Kepala BPS Margo Yuwono mengatakan, adanya NIT dapat memberikan gambaran terkait alur ekonomi institusi serta sebagai pedoman bagi otoritas dalam mengambil keputusan dan menyusun kebijakan di masa depan. Penyusunan NIT dilakukan melalui serangkaian tahapan, mulai dari pengumpulan data dari kementerian atau lembaga, rekonsiliasi data, mengulas data, dan analisis data.
Penyusunan NIT dilakukan dengan harmonisasi data produk domestik bruto (PDB) dari tiga sisi pendekatan, yakni produksi, pengeluaran, dan pendapatan. Harmonisasi ini diharapkan mampu meningkatkan kualitas data makroekonomi.
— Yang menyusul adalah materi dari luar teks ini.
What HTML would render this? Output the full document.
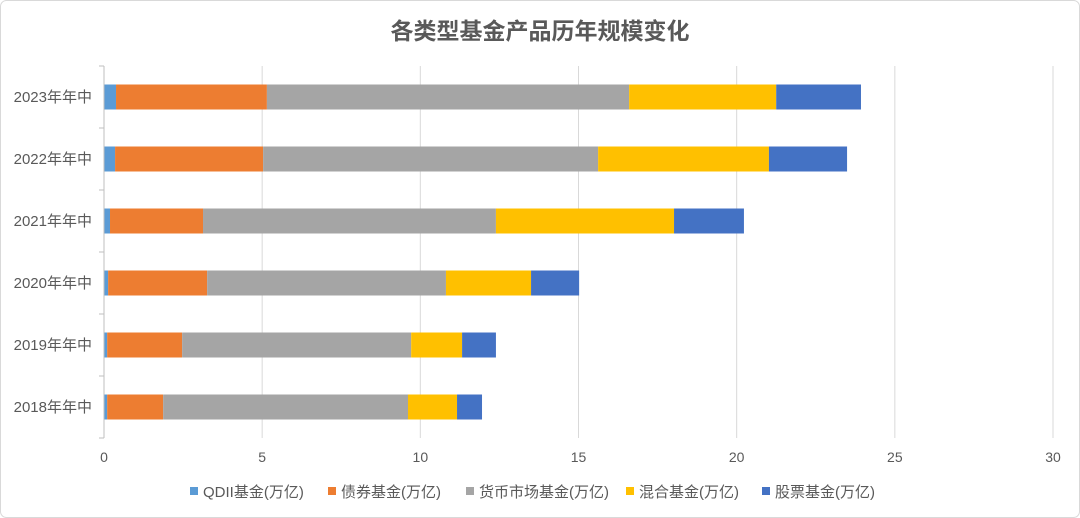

Berbagai data yang diintegrasikan dalam NIT merupakan data yang berkaitan dengan unit institusi sehingga dibutuhkan kolaborasi dari pihak lain, seperti Bank Indonesia (BI), Kementerian Keuangan, Kementerian Badan Usaha Milik Negara (BUMN), dan Otoritas Jasa Keuangan (OJK) yang turut menyumbangkan data. Selain itu, terdapat kerja sama dengan International Monetary Fund (IMF) dan Australian Bureau of Statistics (ABS).
”Data makroekonomi yang berkualitas sangat diperlukan dalam mengambil kebijakan saat ini dan di masa depan, terlebih di kondisi perekonomian global yang tidak pasti,” ucap Kepala Badan Kebijakan Fiskal (BKF) Kementerian Keuangan Febrio Nathan Kacaribu.
Adapun fokus terkait NIT setelah diluncurkan ialah memperbaiki dan memperbarui data demi menghasilkan informasi yang kredibel yang berdampak pada kebijakan yang juga kredibel. Saat ini NIT baru menyediakan data terkait perekonomian nasional dari tahun 2016-2020 dan akan diperbarui dengan data 2021-2022 di tahun depan.
”Saat ini cakupan datanya sudah ada 87 rincian transaksi dan delapan neraca dari tahun 2016-2020. Fokus kami memperbaiki dan memperbarui data agar tidak ada kesenjangan atau selisih waktu (time lag) yang cukup jauh. Jadi, masyarakat dan pemerintah bisa mendapatkan informasi yang lebih baru,” ucap Febrio.
Data kumulatif yang diakumulasikan mulai dari tahun 2016 hingga 2020 merupakan data yang terintegrasi menjadi data tahunan dan triwulan. Adapun perilisan data baru di tahun depan belum pasti, tetapi dipastikan akan mengikuti perilisan PDB.
Meskipun begitu, penyusunan NIT masih menghadapi tantangan, seperti komunikasi dan masih sulitnya masyarakat memahami berbagai konsep yang digunakan. Selain itu, data dari sektor keuangan dan sektor lainnya dinilai sedikit sehingga cukup sulit mengumpulkan dan mengirimkannya secepat mungkin.